- _RECORDED INFORMATION_:
- - - - - - -
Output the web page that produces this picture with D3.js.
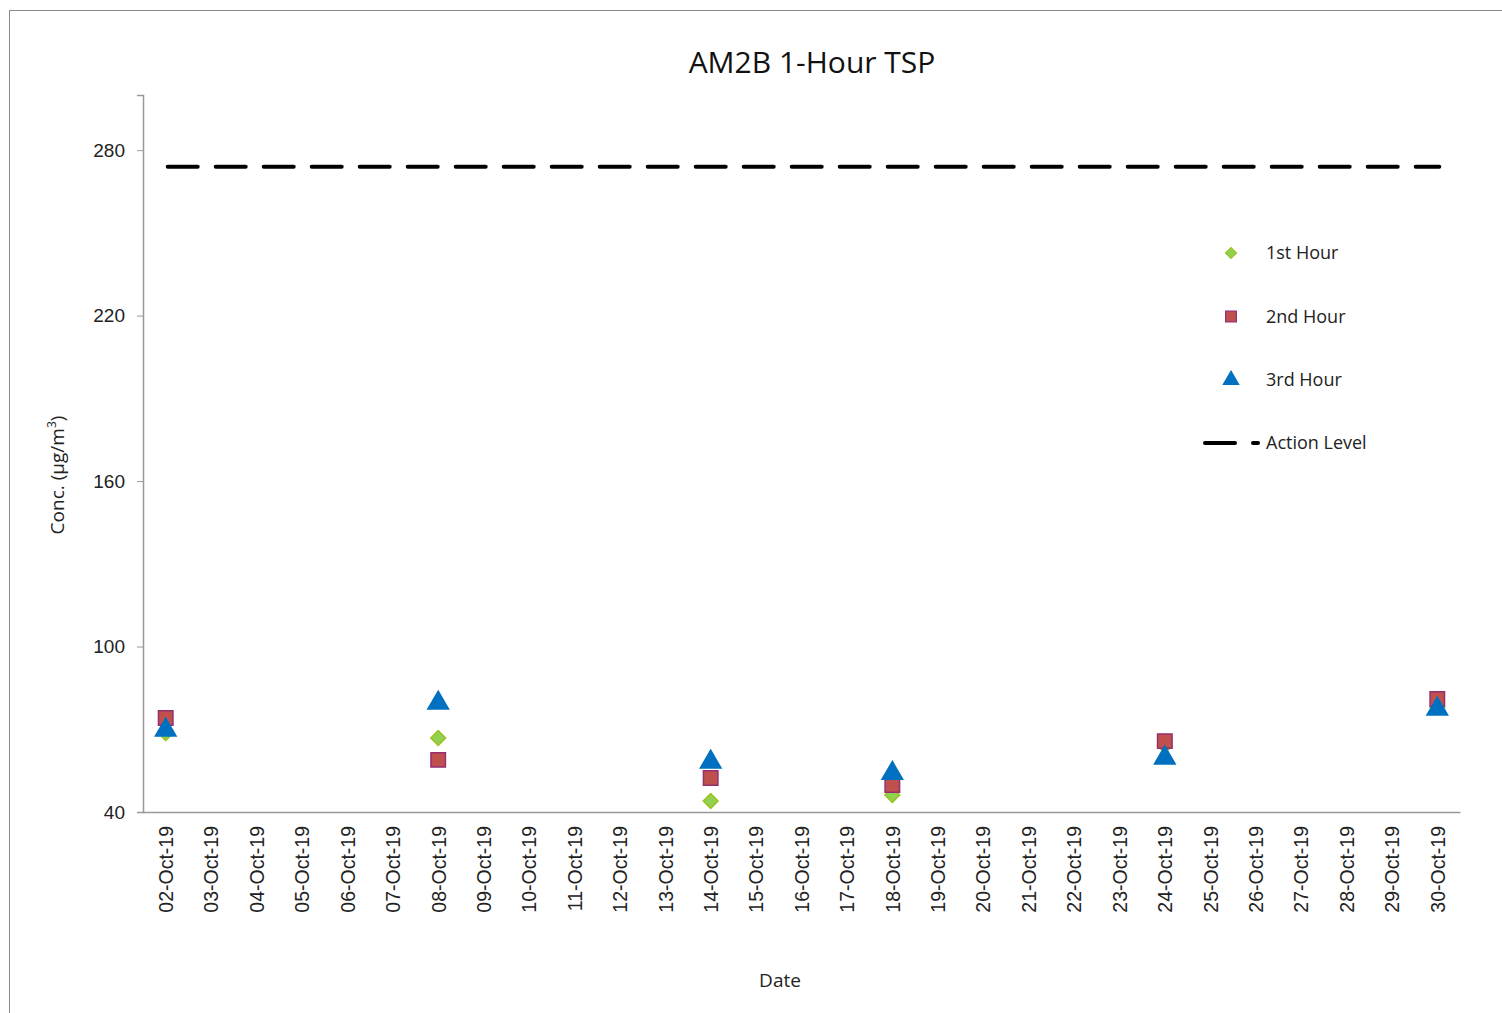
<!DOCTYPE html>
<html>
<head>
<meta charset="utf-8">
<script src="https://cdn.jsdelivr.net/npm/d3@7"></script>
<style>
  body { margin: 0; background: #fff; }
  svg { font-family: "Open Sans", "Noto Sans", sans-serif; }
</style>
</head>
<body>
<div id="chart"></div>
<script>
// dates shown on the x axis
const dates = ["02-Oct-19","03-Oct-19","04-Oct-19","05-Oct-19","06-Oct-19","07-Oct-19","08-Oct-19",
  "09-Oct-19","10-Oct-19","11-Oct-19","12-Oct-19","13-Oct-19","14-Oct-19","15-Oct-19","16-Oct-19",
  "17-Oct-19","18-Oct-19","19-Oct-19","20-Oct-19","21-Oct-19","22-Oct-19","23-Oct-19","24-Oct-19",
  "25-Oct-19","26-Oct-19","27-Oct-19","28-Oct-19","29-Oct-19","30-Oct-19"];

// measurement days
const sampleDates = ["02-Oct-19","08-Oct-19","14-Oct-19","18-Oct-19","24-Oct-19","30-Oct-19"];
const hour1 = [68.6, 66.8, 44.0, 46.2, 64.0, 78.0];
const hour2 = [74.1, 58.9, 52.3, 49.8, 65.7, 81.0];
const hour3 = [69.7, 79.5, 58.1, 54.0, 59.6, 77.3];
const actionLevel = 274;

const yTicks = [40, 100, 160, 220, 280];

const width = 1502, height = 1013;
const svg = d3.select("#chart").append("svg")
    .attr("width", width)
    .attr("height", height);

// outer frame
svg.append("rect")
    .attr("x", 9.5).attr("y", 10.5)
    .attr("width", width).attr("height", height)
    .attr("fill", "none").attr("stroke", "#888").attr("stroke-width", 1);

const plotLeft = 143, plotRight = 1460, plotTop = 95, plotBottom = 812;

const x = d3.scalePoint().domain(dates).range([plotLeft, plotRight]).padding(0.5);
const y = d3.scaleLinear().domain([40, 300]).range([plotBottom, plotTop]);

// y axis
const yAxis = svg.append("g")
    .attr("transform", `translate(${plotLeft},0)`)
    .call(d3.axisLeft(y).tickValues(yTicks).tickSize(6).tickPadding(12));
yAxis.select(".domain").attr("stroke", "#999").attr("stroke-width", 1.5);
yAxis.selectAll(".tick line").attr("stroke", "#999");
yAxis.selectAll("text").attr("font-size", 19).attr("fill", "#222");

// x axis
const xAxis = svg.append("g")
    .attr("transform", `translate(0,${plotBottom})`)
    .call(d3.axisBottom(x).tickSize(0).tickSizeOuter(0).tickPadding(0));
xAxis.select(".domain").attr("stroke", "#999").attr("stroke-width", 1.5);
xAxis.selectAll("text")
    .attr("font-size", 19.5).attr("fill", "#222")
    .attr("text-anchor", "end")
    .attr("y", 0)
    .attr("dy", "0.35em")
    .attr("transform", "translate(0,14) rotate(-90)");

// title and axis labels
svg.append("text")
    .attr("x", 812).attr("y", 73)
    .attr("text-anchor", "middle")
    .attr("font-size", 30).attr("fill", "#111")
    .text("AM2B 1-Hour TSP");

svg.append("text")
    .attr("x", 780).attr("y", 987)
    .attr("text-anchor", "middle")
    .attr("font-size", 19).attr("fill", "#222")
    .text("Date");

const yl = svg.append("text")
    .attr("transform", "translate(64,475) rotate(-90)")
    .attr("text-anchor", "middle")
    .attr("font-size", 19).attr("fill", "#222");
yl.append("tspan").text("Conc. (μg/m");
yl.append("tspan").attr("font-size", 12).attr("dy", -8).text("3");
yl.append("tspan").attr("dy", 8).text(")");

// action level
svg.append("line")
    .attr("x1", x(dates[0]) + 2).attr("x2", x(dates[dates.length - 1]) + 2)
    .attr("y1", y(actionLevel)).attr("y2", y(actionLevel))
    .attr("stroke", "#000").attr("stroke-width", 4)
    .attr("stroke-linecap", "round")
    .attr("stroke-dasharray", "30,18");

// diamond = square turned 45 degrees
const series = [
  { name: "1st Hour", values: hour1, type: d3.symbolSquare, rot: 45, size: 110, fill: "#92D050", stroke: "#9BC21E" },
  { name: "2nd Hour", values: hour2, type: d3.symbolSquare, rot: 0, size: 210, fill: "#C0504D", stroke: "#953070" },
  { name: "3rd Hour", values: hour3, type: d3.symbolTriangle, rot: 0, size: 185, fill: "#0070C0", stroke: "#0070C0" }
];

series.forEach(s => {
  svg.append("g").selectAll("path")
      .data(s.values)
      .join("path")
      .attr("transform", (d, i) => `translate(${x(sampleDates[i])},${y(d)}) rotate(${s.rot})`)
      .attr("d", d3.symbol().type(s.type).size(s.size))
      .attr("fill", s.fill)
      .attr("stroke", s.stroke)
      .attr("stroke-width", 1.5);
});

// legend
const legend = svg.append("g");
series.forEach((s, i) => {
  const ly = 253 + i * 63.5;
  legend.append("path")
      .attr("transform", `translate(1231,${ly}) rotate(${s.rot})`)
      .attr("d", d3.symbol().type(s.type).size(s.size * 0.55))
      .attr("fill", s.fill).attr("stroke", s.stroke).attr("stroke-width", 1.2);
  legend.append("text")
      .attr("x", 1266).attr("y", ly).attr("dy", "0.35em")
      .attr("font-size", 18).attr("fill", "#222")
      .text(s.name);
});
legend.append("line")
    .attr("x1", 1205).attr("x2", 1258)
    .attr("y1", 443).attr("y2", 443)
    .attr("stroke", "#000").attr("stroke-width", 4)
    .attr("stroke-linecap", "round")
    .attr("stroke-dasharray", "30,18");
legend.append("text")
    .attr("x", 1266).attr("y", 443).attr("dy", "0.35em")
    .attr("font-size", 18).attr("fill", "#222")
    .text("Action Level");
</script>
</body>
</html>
- - - - - - -
- _EXERCISE GOAL_:
Quote each line of the listing exactly, but leave the pictures out.

- _RESPONSE BELOW_:
Output the web page that produces this picture with D3.js.
<!DOCTYPE html>
<html>
<head>
<meta charset="utf-8">
<script src="https://cdn.jsdelivr.net/npm/d3@7"></script>
<style>
  body { margin: 0; background: #fff; }
  svg { font-family: "Open Sans", "Noto Sans", sans-serif; }
</style>
</head>
<body>
<div id="chart"></div>
<script>
// dates shown on the x axis
const dates = ["02-Oct-19","03-Oct-19","04-Oct-19","05-Oct-19","06-Oct-19","07-Oct-19","08-Oct-19",
  "09-Oct-19","10-Oct-19","11-Oct-19","12-Oct-19","13-Oct-19","14-Oct-19","15-Oct-19","16-Oct-19",
  "17-Oct-19","18-Oct-19","19-Oct-19","20-Oct-19","21-Oct-19","22-Oct-19","23-Oct-19","24-Oct-19",
  "25-Oct-19","26-Oct-19","27-Oct-19","28-Oct-19","29-Oct-19","30-Oct-19"];

// measurement days
const sampleDates = ["02-Oct-19","08-Oct-19","14-Oct-19","18-Oct-19","24-Oct-19","30-Oct-19"];
const hour1 = [68.6, 66.8, 44.0, 46.2, 64.0, 78.0];
const hour2 = [74.1, 58.9, 52.3, 49.8, 65.7, 81.0];
const hour3 = [69.7, 79.5, 58.1, 54.0, 59.6, 77.3];
const actionLevel = 274;

const yTicks = [40, 100, 160, 220, 280];

const width = 1502, height = 1013;
const svg = d3.select("#chart").append("svg")
    .attr("width", width)
    .attr("height", height);

// outer frame
svg.append("rect")
    .attr("x", 9.5).attr("y", 10.5)
    .attr("width", width).attr("height", height)
    .attr("fill", "none").attr("stroke", "#888").attr("stroke-width", 1);

const plotLeft = 143, plotRight = 1460, plotTop = 95, plotBottom = 812;

const x = d3.scalePoint().domain(dates).range([plotLeft, plotRight]).padding(0.5);
const y = d3.scaleLinear().domain([40, 300]).range([plotBottom, plotTop]);

// y axis
const yAxis = svg.append("g")
    .attr("transform", `translate(${plotLeft},0)`)
    .call(d3.axisLeft(y).tickValues(yTicks).tickSize(6).tickPadding(12));
yAxis.select(".domain").attr("stroke", "#999").attr("stroke-width", 1.5);
yAxis.selectAll(".tick line").attr("stroke", "#999");
yAxis.selectAll("text").attr("font-size", 19).attr("fill", "#222");

// x axis
const xAxis = svg.append("g")
    .attr("transform", `translate(0,${plotBottom})`)
    .call(d3.axisBottom(x).tickSize(0).tickSizeOuter(0).tickPadding(0));
xAxis.select(".domain").attr("stroke", "#999").attr("stroke-width", 1.5);
xAxis.selectAll("text")
    .attr("font-size", 19.5).attr("fill", "#222")
    .attr("text-anchor", "end")
    .attr("y", 0)
    .attr("dy", "0.35em")
    .attr("transform", "translate(0,14) rotate(-90)");

// title and axis labels
svg.append("text")
    .attr("x", 812).attr("y", 73)
    .attr("text-anchor", "middle")
    .attr("font-size", 30).attr("fill", "#111")
    .text("AM2B 1-Hour TSP");

svg.append("text")
    .attr("x", 780).attr("y", 987)
    .attr("text-anchor", "middle")
    .attr("font-size", 19).attr("fill", "#222")
    .text("Date");

const yl = svg.append("text")
    .attr("transform", "translate(64,475) rotate(-90)")
    .attr("text-anchor", "middle")
    .attr("font-size", 19).attr("fill", "#222");
yl.append("tspan").text("Conc. (μg/m");
yl.append("tspan").attr("font-size", 12).attr("dy", -8).text("3");
yl.append("tspan").attr("dy", 8).text(")");

// action level
svg.append("line")
    .attr("x1", x(dates[0]) + 2).attr("x2", x(dates[dates.length - 1]) + 2)
    .attr("y1", y(actionLevel)).attr("y2", y(actionLevel))
    .attr("stroke", "#000").attr("stroke-width", 4)
    .attr("stroke-linecap", "round")
    .attr("stroke-dasharray", "30,18");

// diamond = square turned 45 degrees
const series = [
  { name: "1st Hour", values: hour1, type: d3.symbolSquare, rot: 45, size: 110, fill: "#92D050", stroke: "#9BC21E" },
  { name: "2nd Hour", values: hour2, type: d3.symbolSquare, rot: 0, size: 210, fill: "#C0504D", stroke: "#953070" },
  { name: "3rd Hour", values: hour3, type: d3.symbolTriangle, rot: 0, size: 185, fill: "#0070C0", stroke: "#0070C0" }
];

series.forEach(s => {
  svg.append("g").selectAll("path")
      .data(s.values)
      .join("path")
      .attr("transform", (d, i) => `translate(${x(sampleDates[i])},${y(d)}) rotate(${s.rot})`)
      .attr("d", d3.symbol().type(s.type).size(s.size))
      .attr("fill", s.fill)
      .attr("stroke", s.stroke)
      .attr("stroke-width", 1.5);
});

// legend
const legend = svg.append("g");
series.forEach((s, i) => {
  const ly = 253 + i * 63.5;
  legend.append("path")
      .attr("transform", `translate(1231,${ly}) rotate(${s.rot})`)
      .attr("d", d3.symbol().type(s.type).size(s.size * 0.55))
      .attr("fill", s.fill).attr("stroke", s.stroke).attr("stroke-width", 1.2);
  legend.append("text")
      .attr("x", 1266).attr("y", ly).attr("dy", "0.35em")
      .attr("font-size", 18).attr("fill", "#222")
      .text(s.name);
});
legend.append("line")
    .attr("x1", 1205).attr("x2", 1258)
    .attr("y1", 443).attr("y2", 443)
    .attr("stroke", "#000").attr("stroke-width", 4)
    .attr("stroke-linecap", "round")
    .attr("stroke-dasharray", "30,18");
legend.append("text")
    .attr("x", 1266).attr("y", 443).attr("dy", "0.35em")
    .attr("font-size", 18).attr("fill", "#222")
    .text("Action Level");
</script>
</body>
</html>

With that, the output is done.